A bear pennant is a continuation pattern that forms after a sharp price drop, followed by a brief consolidation inside converging trendlines. It signals that the downward move is likely to continue once price breaks the lower trendline with volume.

2. How is a bear pennant different from a bear flag?

A bear flag slopes upward and uses parallel lines, while a bear pennant forms a compact symmetrical triangle. Both are bearish continuation patterns, but pennants show tighter, faster consolidations—common in volatile crypto markets.

3. Where do traders usually enter a bear pennant breakdown?

Traders enter only when a candle closes below the pennant’s lower trendline. Entering early during wicks leads to false signals. A confirmed breakdown with rising volume is the safest entry.

4. How do you set a stop-loss when trading a bear pennant?

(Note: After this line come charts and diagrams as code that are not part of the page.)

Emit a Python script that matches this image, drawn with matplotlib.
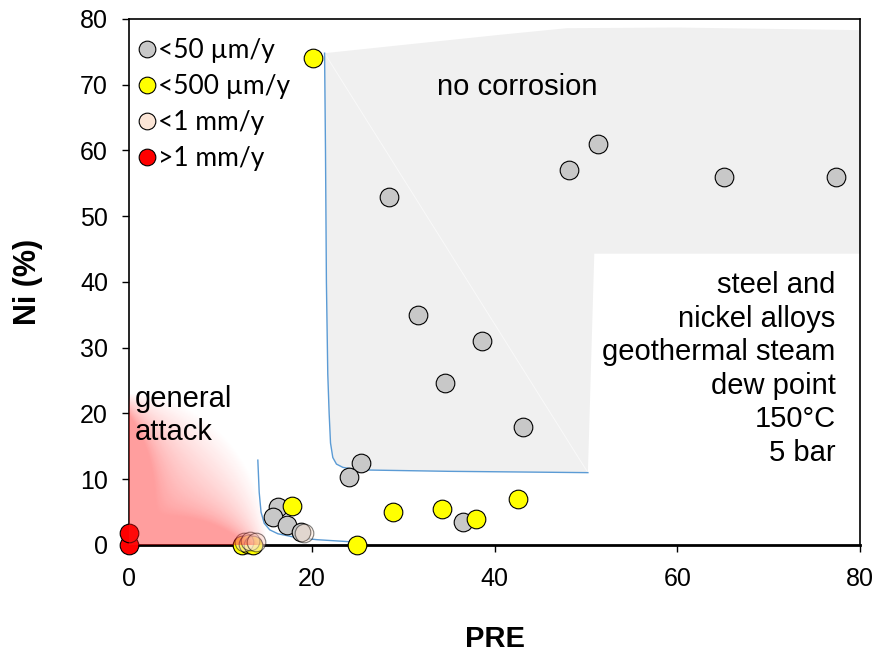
import numpy as np
import matplotlib.pyplot as plt
from matplotlib.patches import Polygon
from matplotlib.lines import Line2D

gray_x = [28.4, 48.1, 51.3, 65.1, 77.3, 31.6, 38.6, 34.6, 43.1, 25.4, 24.1, 36.5, 16.3, 15.8, 17.3, 18.8]
gray_y = [53.0, 57.0, 61.0, 56.0, 56.0, 35.0, 31.0, 24.7, 17.9, 12.5, 10.4, 3.5, 5.8, 4.2, 3.0, 1.9]

yellow_x = [20.1, 17.8, 25.0, 28.9, 34.2, 38.0, 42.6, 12.4, 13.0, 13.6]
yellow_y = [74.0, 5.9, 0.0, 5.0, 5.4, 4.0, 7.0, 0.0, 0.2, 0.0]

peach_x = [12.6, 13.2, 13.9, 19.1]
peach_y = [0.5, 0.6, 0.4, 1.8]

red_x = [0.0, 0.0]
red_y = [0.0, 1.8]

labels = ['<50 µm/y', '<500 µm/y', '<1 mm/y', '>1 mm/y']

# region outlines
upper_curve_x = [21.4, 21.5, 21.6, 21.75, 21.9, 22.05, 22.3, 22.7, 23.4, 24.5, 26.0, 35.0, 50.2]
upper_curve_y = [74.8, 60.0, 40.0, 26.0, 20.0, 15.5, 13.3, 12.3, 11.8, 11.55, 11.4, 11.2, 11.0]
top_edge_x = [21.4, 29.6, 40.6, 47.9, 60.0, 80.0]
top_edge_y = [74.8, 76.0, 77.6, 78.6, 78.7, 78.3]
notch_x = [80.0, 80.0, 50.9, 50.2]
notch_y = [78.3, 44.3, 44.3, 11.0]

lower_curve_x = [14.1, 14.25, 14.45, 14.8, 15.4, 16.3, 18.4, 20.6, 25.2]
lower_curve_y = [12.9, 8.0, 5.0, 3.3, 2.3, 1.7, 1.1, 0.8, 0.4]

plt.rcParams['font.family'] = ['Liberation Sans', 'DejaVu Sans']

fig = plt.figure(figsize=(8.77, 6.55), dpi=100)
ax = fig.add_axes([0.147, 0.168, 0.834, 0.803])
ax.set_xlim(0, 80)
ax.set_ylim(0, 80)

# no corrosion area
outline = list(zip(top_edge_x, top_edge_y)) + list(zip(notch_x, notch_y)) + \
    list(zip(upper_curve_x[::-1], upper_curve_y[::-1]))
ax.add_patch(Polygon(outline, closed=True, facecolor='#f0f0f0', edgecolor='none', zorder=1))
ax.plot([upper_curve_x[0], upper_curve_x[-1]], [upper_curve_y[0], upper_curve_y[-1]],
        color='white', lw=0.7, alpha=0.6, zorder=1.5)

ax.plot(upper_curve_x, upper_curve_y, color='#5b9bd5', lw=1, zorder=2)
ax.plot(lower_curve_x, lower_curve_y, color='#5b9bd5', lw=1, zorder=2)

# general attack gradient, soft towards the upper right
gx, gy = np.meshgrid(np.linspace(0, 16, 300), np.linspace(0, 25, 300))
u = gx / 15.0
v = gy / 23.0
r = np.sqrt(u**2 + v**2)
theta = np.arctan2(v, u)
width = 0.14 + 0.55 * np.sin(2 * theta)
alpha = 0.42 * np.clip((1 - r) / width, 0, 1)
rgba = np.zeros(gx.shape + (4,))
rgba[..., 0] = 1.0
rgba[..., 1] = 0.1
rgba[..., 2] = 0.1
rgba[..., 3] = alpha
ax.imshow(rgba, extent=[0, 16, 0, 25], origin='lower', aspect='auto', zorder=4,
          interpolation='bilinear')

ms = 180
kw = dict(edgecolors='black', linewidths=0.8, clip_on=False)
ax.scatter(gray_x, gray_y, s=ms, c='#c8c8c8', zorder=3, **kw)
ax.scatter(yellow_x, yellow_y, s=ms, c='#ffff00', zorder=3, **kw)
ax.scatter(peach_x, peach_y, s=ms, c='#fbe5d6', alpha=0.5, zorder=3, **kw)
ax.scatter(red_x, red_y, s=ms, c='#ff0000', zorder=3, **kw)

handles = [Line2D([], [], ls='none', marker='o', ms=12, mfc=c, mec='black', mew=0.8)
           for c in ['#c8c8c8', '#ffff00', '#fbe5d6', '#ff0000']]
leg = ax.legend(handles, labels, loc='upper left', bbox_to_anchor=(-0.012, 0.994),
                frameon=False, handlelength=0.8, handletextpad=0.05, labelspacing=0.42,
                borderaxespad=0.2, prop={'family': 'Lato', 'size': 19})
leg.set_zorder(6)

ax.text(42.5, 69.7, 'no corrosion', fontsize=21, ha='center', va='center', zorder=5)
ax.text(0.6, 24.3, 'general\nattack', fontsize=21, ha='left', va='top',
        linespacing=1.2, zorder=6)
ax.text(77.3, 41.6, 'steel and\nnickel alloys\ngeothermal steam\ndew point\n150°C\n5 bar',
        fontsize=21, ha='right', va='top', linespacing=1.25, zorder=5)

ax.set_xticks([0, 20, 40, 60, 80])
ax.set_yticks(np.arange(0, 81, 10))
ax.tick_params(direction='out', length=5, width=1, labelsize=18)
ax.tick_params(axis='x', pad=11)
ax.tick_params(axis='y', pad=10)
for s in ax.spines.values():
    s.set_linewidth(1.2)
ax.spines['bottom'].set_linewidth(2)

ax.set_xlabel('PRE', fontsize=21, fontweight='bold')
ax.set_ylabel('Ni (%)', fontsize=22, fontweight='bold')
ax.xaxis.set_label_coords(0.5, -0.152)
ax.yaxis.set_label_coords(-0.117, 0.5)

fig.savefig('out.png', dpi=100)
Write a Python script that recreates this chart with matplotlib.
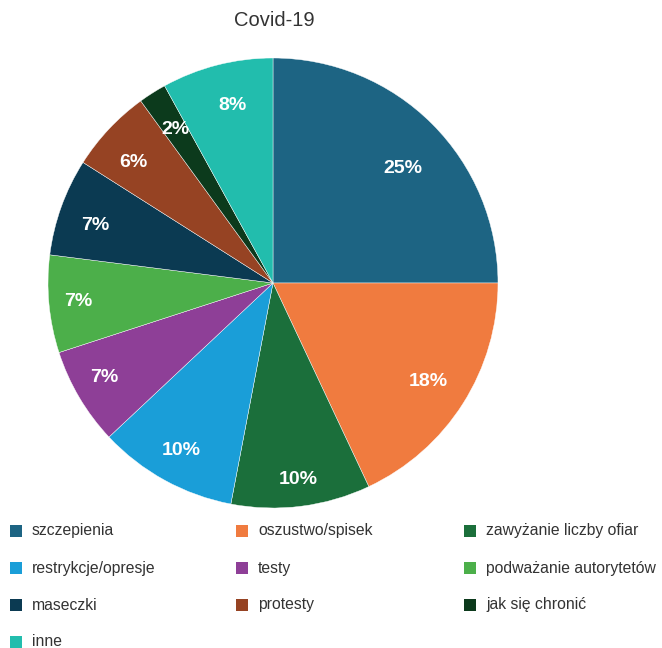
import numpy as np
import matplotlib
matplotlib.use("Agg")
import matplotlib.pyplot as plt
from matplotlib.patches import Rectangle

plt.rcParams['font.family'] = ['Liberation Sans', 'DejaVu Sans']

title = "Covid-19"
categories = ["szczepienia", "oszustwo/spisek", "zawyżanie liczby ofiar",
              "restrykcje/opresje", "testy", "podważanie autorytetów",
              "maseczki", "protesty", "jak się chronić", "inne"]
values = [25, 18, 10, 10, 7, 7, 7, 6, 2, 8]
colors = ["#1d6483", "#f07b3f", "#1b6f3b", "#1a9ed8", "#8e3f97",
          "#4caf4a", "#0b3a52", "#964323", "#0c3a1c", "#22bdad"]

# placement of the percentage labels inside each wedge
label_radius = [0.77, 0.82, 0.88, 0.85, 0.86, 0.87, 0.83, 0.82, 0.81, 0.81]
label_shift_deg = [3.5, 0, 0, 0, 1.5, 0, -2, -2.4, 0, 1.4]

W, H = 662, 648
fig = plt.figure(figsize=(W / 100, H / 100), dpi=100)

cx, cy, r = 273, 283, 225
ax = fig.add_axes([(cx - r) / W, (H - cy - r) / H, 2 * r / W, 2 * r / H])
wedges, texts, autotexts = ax.pie(
    values, colors=colors, startangle=90, counterclock=False, radius=1,
    autopct=lambda p: f"{p:.0f}%", pctdistance=0.8,
    wedgeprops=dict(edgecolor="white", linewidth=0.3),
    textprops=dict(color="white", fontsize=14, fontweight="bold"))

total = sum(values)
start = 0.0
for v, t, rad, sh in zip(values, autotexts, label_radius, label_shift_deg):
    mid = np.deg2rad((start + v / 2) / total * 360 + sh)  # clockwise from top
    t.set_position((rad * np.sin(mid), rad * np.cos(mid)))
    start += v

ax.set_xlim(-1, 1)
ax.set_ylim(-1, 1)
ax.set_aspect("equal")
ax.axis("off")

fig.text(274.5 / W, 1 - 21 / H, title, ha="center", va="center",
         fontsize=14.5, color="#333333")

# legend laid out row by row in three columns
col_x = [10, 236, 464]
row_y = [531, 568, 605, 642]
for i, (name, c) in enumerate(zip(categories, colors)):
    row, col = divmod(i, 3)
    x, y = col_x[col], row_y[row]
    fig.add_artist(Rectangle((x / W, (H - y - 6) / H), 12 / W, 12 / H,
                             transform=fig.transFigure, facecolor=c,
                             edgecolor="none"))
    fig.text((x + 22) / W, 1 - y / H, name, ha="left", va="center",
             fontsize=11.3, color="#333333")

fig.savefig("out.png", dpi=100)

A stop-loss is placed above the upper trendline of the pennant. If price moves back into the pattern, the setup is invalid. Keeping the SL outside the structure avoids getting wicked out by volatility.

5. How do you calculate the profit target for a bear pennant?

Use the flagpole projection method. Measure the height of the initial drop and subtract it from the breakout level. For example, a $400 drop and a $3,370 breakout gives a target near $2,970.